Sometime when you’re standing with a cup of joe in your hand, watching the sun come up over the eastern skyline, take a look at Nipple Mountain. It’s easy to recognize if you analyze its name. Better yet, if you follow the Nipple Mountain Trail, you’ll discover a whole new world of adventure.

An old-timer by the name of Earl Mullins pointed out the landmark to me one morning as he shook my cut-loose hair from the white cloth he’d just removed from my shoulders after cutting my hair. Earl had a barbershop on Pagosa Street adjacent to the Elkhorn Café (now it’s the Lost Cajun) on Pagosa Street.

Earl was a good storyteller and some of them were true. Tales of lost gold top the list of tall tales almost anywhere you go in the West, especially if you’re sitting in a barber shop.

“Look at that skinny little mountain,” Earl said as he pointed with his straight razor to the eastern horizon. “They say if you go up there and circle to the left when you hit the Continental Divide Trail, on the first mountain you reach there is a big vein of gold. I’ve looked for it myself, but couldn’t find it.”

I had to go see for myself. There is a lake just after you turn left. The Continental Divide Trail continues northward (left) all of the way to Canada. You can drop off at Wolf Creek Pass or various other points. It continues south (right) to the Mexican border. You can get off at Cumbres Pass or other points.

 From the Nipple Mountain juncture, there is a trail dropping down eastward along a branch of the Conejos River to Conejos. A few years back, I was talking with old-time Pagosan Faye Brown about the Nipple Mountain Trail. She had invited me over for dinner. While doling out a huge slice of homemade apple pie, she told me the following story.

“Back in 1941, I got out the .22 and headed up that trail with one of our sons. My husband Ray was not so good at those kinds of things. Well, when we got up there, a grouse flew up in front of us and I shot it. I didn’t have a license and I didn’t tell anybody, but I cooked it for dinner. Do you think if I tell anybody they will arrest me?”

Faye’s husband Ray was also an old-timer. It seems while he was still a young man, he climbed on his horse and started down the road from the house in a gallop.

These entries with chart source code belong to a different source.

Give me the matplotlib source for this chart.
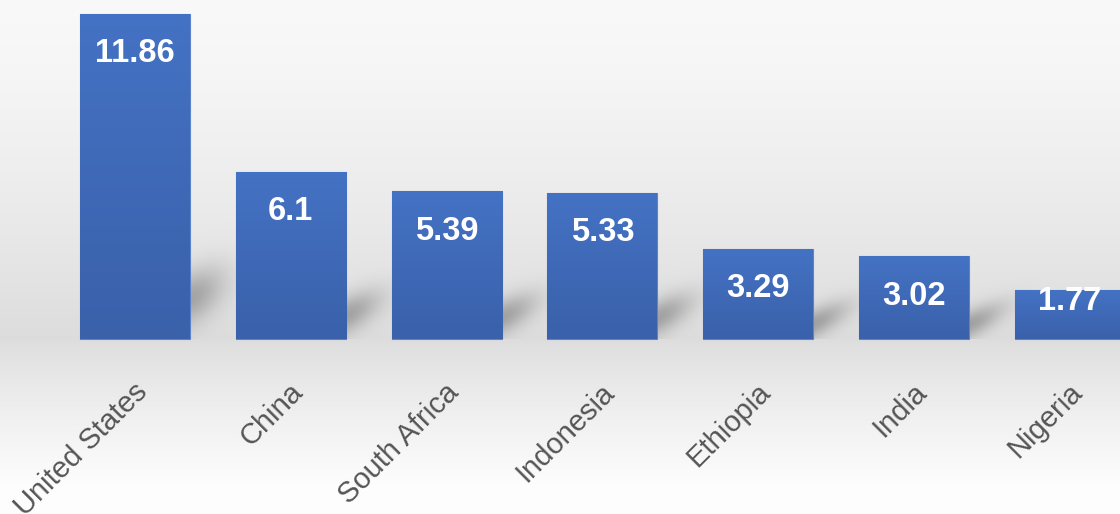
import numpy as np
import matplotlib
matplotlib.use("Agg")
import matplotlib.pyplot as plt
from matplotlib.colors import LinearSegmentedColormap

countries = ["United States", "China", "South Africa", "Indonesia", "Ethiopia", "India", "Nigeria"]
values = [11.86, 6.1, 5.39, 5.33, 3.29, 3.02, 1.77]
value_labels = ["11.86", "6.1", "5.39", "5.33", "3.29", "3.02", "1.77"]

W, H = 1120, 514
fig = plt.figure(figsize=(W / 100, H / 100), dpi=100)
ax = fig.add_axes([0, 0, 1, 1])

# pixel layout
x0_px, step_px = 135.0, 155.8
base_px, scale_px = 339.0, 27.42
xlim = (-x0_px / step_px, (W - x0_px) / step_px)
ylim = (-(H - base_px) / scale_px, base_px / scale_px)
ax.set_xlim(*xlim)
ax.set_ylim(*ylim)
ax.axis("off")

bar_w = 110 / step_px
xs = np.arange(len(countries))

# background with gradient and floor shadows
yy, xx = np.mgrid[0:H, 0:W].astype(float)
top_c, mid_c, bot_c = 0.975, 0.865, 0.995
bg = np.where(yy <= base_px,
              top_c + (mid_c - top_c) * (yy / base_px) ** 1.4,
              mid_c + (bot_c - mid_c) * np.clip((yy - base_px) / 150.0, 0, 1) ** 0.8)
shade = np.zeros_like(bg)
for i, v in enumerate(values):
    h = v * scale_px
    xr = x0_px + i * step_px + 55
    u = xx - xr
    vv = base_px - yy
    uc = np.clip(u, 0, None)
    vc = 6 + 0.11 * h + 0.45 * uc
    sv = 10 + 0.05 * h
    amp = 0.24
    s = amp * np.exp(-((vv - vc) / sv) ** 2) * np.exp(-(uc / 34.0) ** 2)
    s *= (u > 0) * (vv > 0)
    shade = np.maximum(shade, s)
bg = bg - shade
img = np.dstack([bg, bg, bg])
ax.imshow(img, extent=(xlim[0], xlim[1], ylim[0], ylim[1]), origin="upper",
          aspect="auto", zorder=0, interpolation="bilinear")

# bars with vertical gradient
bars = ax.bar(xs, values, width=bar_w, color="#416fbf", edgecolor="#5b84cc",
              linewidth=0.8, zorder=2)
cmap = LinearSegmentedColormap.from_list("g", ["#3a61aa", "#4472c4"])
grad = np.linspace(0, 1, 256).reshape(-1, 1)
for b in bars:
    x, y = b.get_x(), b.get_y()
    w, hgt = b.get_width(), b.get_height()
    im = ax.imshow(grad, extent=(x, x + w, y, y + hgt), origin="lower", cmap=cmap,
                   aspect="auto", zorder=3)
    im.set_clip_path(b)

fam = ["Liberation Sans", "DejaVu Sans"]
off = 40 / scale_px
min_y = 38 / scale_px
for x, v, lab in zip(xs, values, value_labels):
    ax.text(x, max(v - off, min_y), lab, ha="center", va="center", color="white",
            fontsize=23.5, fontweight="bold", family=fam, zorder=5)

ty = (base_px - 388) / scale_px
for x, c in zip(xs, countries):
    ax.text(x + 8 / step_px, ty, c, rotation=45, rotation_mode="anchor",
            ha="right", va="center", color="#555555", fontsize=21, family=fam, zorder=5)

fig.savefig("out.png", dpi=100)
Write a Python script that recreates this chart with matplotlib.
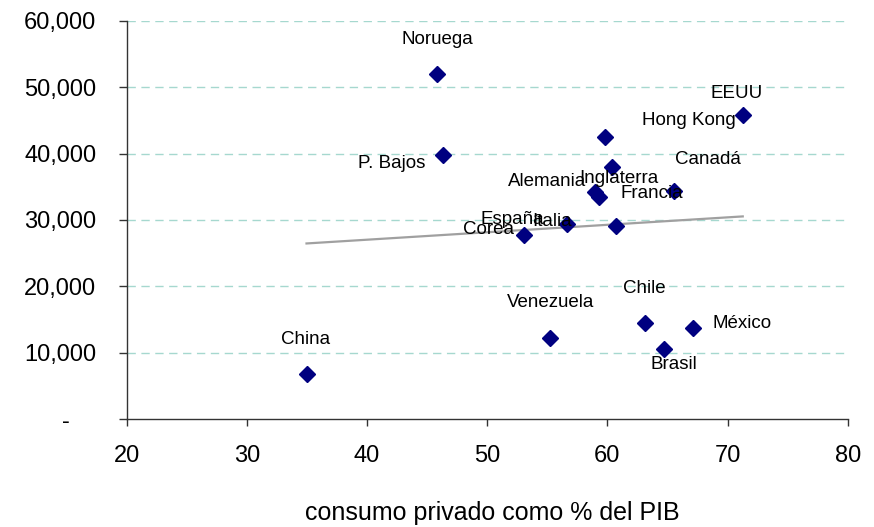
import numpy as np
import matplotlib
matplotlib.use("Agg")
import matplotlib.pyplot as plt
from matplotlib.ticker import FuncFormatter

plt.rcParams['font.family'] = ['Liberation Sans', 'DejaVu Sans']

# consumo privado (% del PIB) vs PIB per capita
paises = ['China', 'Noruega', 'P. Bajos', 'Corea', 'Venezuela', 'España',
          'Alemania', 'Francia', 'Hong Kong', 'Canadá', 'Italia', 'Chile',
          'Brasil', 'Inglaterra', 'México', 'EEUU']
consumo = [34.96, 45.82, 46.35, 53.03, 55.25, 56.63,
           58.98, 59.26, 59.82, 60.37, 60.73, 63.14,
           64.72, 65.5, 67.08, 71.26]
pib_pc = [6780, 52000, 39800, 27700, 12260, 29400,
          34270, 33500, 42560, 38000, 29100, 14420,
          10550, 34400, 13670, 45830]

# label offsets in points (dx, dy)
offsets = {
    'China': (-0.5, 25), 'Noruega': (0.5, 25), 'P. Bajos': (-37.4, -6),
    'Corea': (-25.2, 3.8), 'Venezuela': (0, 25), 'España': (-39.2, 2.9),
    'Alemania': (-34.3, 7.2), 'Francia': (38.5, 2.7), 'Hong Kong': (60, 11.3),
    'Canadá': (68.9, 5), 'Italia': (-45.9, 3.1), 'Chile': (-0.5, 24.8),
    'Brasil': (6.7, -10.8), 'Inglaterra': (-39, 9.2), 'México': (35.9, 3.8),
    'EEUU': (-4.5, 15.8),
}

fig = plt.figure(figsize=(8.74, 5.27), dpi=100)
ax = fig.add_axes([0.145, 0.2049, 0.825, 0.7553])

x = np.array(consumo)
y = np.array(pib_pc)

# trend line (least squares) across the range of the data
m, b = np.polyfit(x, y, 1)
xt = np.array([x.min(), x.max()])
ax.plot(xt, m * xt + b, color='#a0a0a0', lw=1.6, zorder=2)

ax.plot(x, y, 'D', color='#000080', ms=8.2, mec='#000080', zorder=3)

for name, xi, yi in zip(paises, x, y):
    dx, dy = offsets[name]
    ax.annotate(name, (xi, yi), xytext=(dx, dy), textcoords='offset points',
                ha='center', va='center', fontsize=13.5, color='black', zorder=4)

ax.set_xlim(20, 80)
ax.set_ylim(0, 60000)
ax.set_xticks(range(20, 81, 10))
ax.set_yticks(range(0, 60001, 10000))
ax.yaxis.set_major_formatter(FuncFormatter(
    lambda v, p: '-    ' if v == 0 else f'{v:,.0f}'))

for yv in range(10000, 60001, 10000):
    ax.axhline(yv, color='#a6d8cf', lw=1, ls=(0, (6, 4)), zorder=1)

for s in ['top', 'right']:
    ax.spines[s].set_visible(False)
for s in ['left', 'bottom']:
    ax.spines[s].set_color('#333333')
    ax.spines[s].set_linewidth(1)

ax.tick_params(axis='y', direction='out', length=6, width=1, color='#333333',
               labelsize=17, pad=16)
ax.tick_params(axis='x', direction='out', length=5, width=1, color='#333333',
               labelsize=17, pad=14)

ax.set_xlabel('consumo privado como % del PIB', fontsize=18, va='center')
ax.xaxis.set_label_coords(0.5065, -0.236)

fig.savefig('out.png', dpi=100)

He didn’t notice the branch hanging down from a tree that swept him from his saddle. He slowly struggled up from his crumpled position, counted body parts and staggered back to the house. Starting with that debacle, he never again rode horseback.

“Faye,” I replied, “This is the best piece of apple pie I ever ate. You know what? That was over 20 years ago. I’m pretty sure nobody is gonna throw you in jail.”